Kaylee

  • Date of Birth: 02/02/2010
  • Date of Passing: 11/21/2024

My sweet girl. I’ve cried countless tears for you over the past few days. Even though we knew this day would come, nothing prepared us for losing you. You gave us 14 1/2 wonderful years… but no amount of time would have been long enough. We faced so many ups and downs together, and I don’t think I could have made it without you. You were always by my side, comforting me, making me laugh and bringing me so much joy… regardless of what life put you through. I know it wasn’t easy. Multiple surgeries, double knee injuries, arthritis, Cushing’s Syndrome and kidney failure. Life kept trying to push you down, but you selflessly kept pushing through.
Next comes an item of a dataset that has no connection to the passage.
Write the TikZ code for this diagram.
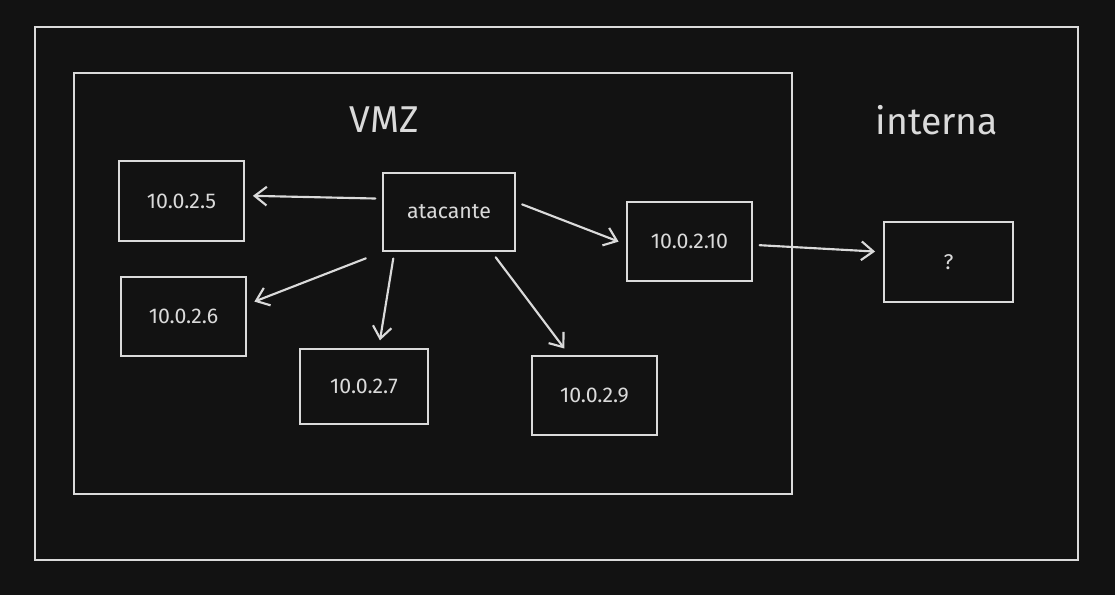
\documentclass[tikz,border=0pt]{standalone}
\usepackage{fontspec}
\setmainfont{Fira Sans}
\usetikzlibrary{arrows.meta}
\definecolor{bgcol}{HTML}{121212}
\definecolor{inkcol}{HTML}{DADADA}
\tikzset{every picture/.style={line width=1.5pt}}
\tikzset{
  hostbox/.style={draw=inkcol, fill=bgcol, text=inkcol, line width=1.4pt, minimum width=93.75pt, minimum height=59.5pt, inner sep=0.75pt, font=\fontsize{16}{19}\selectfont},
  link/.style={draw=inkcol, line width=1.6pt, line cap=round, -{Straight Barb[length=9pt,width=14pt,line width=1.6pt]}, shorten <=5pt, shorten >=6pt}
}
\begin{document}
\begin{tikzpicture}[x=0.75pt,y=0.75pt,yscale=-1,xscale=1]
\useasboundingbox (0,0) rectangle (1115,595);
\fill[bgcol] (0,0) rectangle (1115,595);

%Shape: Rectangle [outer]
\draw[inkcol, line width=1.4pt] (35,27) rectangle (1078,560);
%Shape: Rectangle [VMZ]
\draw[inkcol, line width=1.4pt] (74,73) rectangle (792,494);

% Text Node
\node (lvmz) [text=inkcol, font=\fontsize{28}{32}\selectfont, inner sep=0.75pt] at (384,120) {VMZ};
% Text Node
\node (lint) [text=inkcol, font=\fontsize{28}{32}\selectfont, inner sep=0.75pt] at (937,120) {interna};

% Hosts
\node (atk) [hostbox, minimum width=99pt, minimum height=58.5pt] at (449,212) {atacante};
\node (n5) [hostbox] at (181.5,201) {10.0.2.5};
\node (n6) [hostbox] at (183.5,316.5) {10.0.2.6};
\node (n7) [hostbox, minimum width=96pt, minimum height=56pt] at (364,386.5) {10.0.2.7};
\node (n9) [hostbox] at (594.5,395.5) {10.0.2.9};
\node (n10) [hostbox] at (689.5,241.5) {10.0.2.10};
\node (unk) [hostbox, minimum width=96.75pt, minimum height=60pt] at (948.5,262) {?};

% Arrows (yshift runs downward here, yscale=-1)
\draw[link] ([yshift=-10pt]atk.west) -- ([yshift=-4pt]n5.east);
\draw[link] ([xshift=-7.5pt,yshift=3pt]atk.south west) -- ([yshift=-9pt]n6.east);
\draw[link] ([xshift=-41pt]atk.south) -- ([xshift=11pt]n7.north);
\draw[link] ([xshift=32pt]atk.south) -- ([xshift=-19pt]n9.north);
\draw[link] ([yshift=-7.5pt]atk.east) -- ([yshift=2.25pt]n10.west);
\draw[link] ([yshift=2.5pt]n10.east) -- ([yshift=-7.5pt]unk.west);

\end{tikzpicture}
\end{document}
I couldn’t have asked for a more perfect dog.
There are so many things that I want to say, but I still can’t find the words. My heart is shattered. My brain hurts. It’s quiet around here now… too quiet. No obsessive water drinking or panting. No more stare downs as it approached breakfast, dinner and medicine time. I can’t believe how much I miss those things.
I’m so thankful that we got to be there with you, to hold you at the end. It hurt so much letting you go, but your pain is over now. Go be with Lexi. Play ball, run around, chase squirrels, enjoy seeing and hearing again. I will keep you in my heart forever and hold the memories tight, until I can hold you again.
I love you Kaylee. Forever and Ever.

  • November 25, 2024
    Will miss you forever!! Love you!!
  • November 26, 2024
    We adopt pets knowing all along that some day our hearts are going to be broken as their lifespan is way too short. Just knowing that she had a happy and loving home makes it all worth while. You can take comfort in knowing that she loved you and you loved her and she had a happy life. Love you all!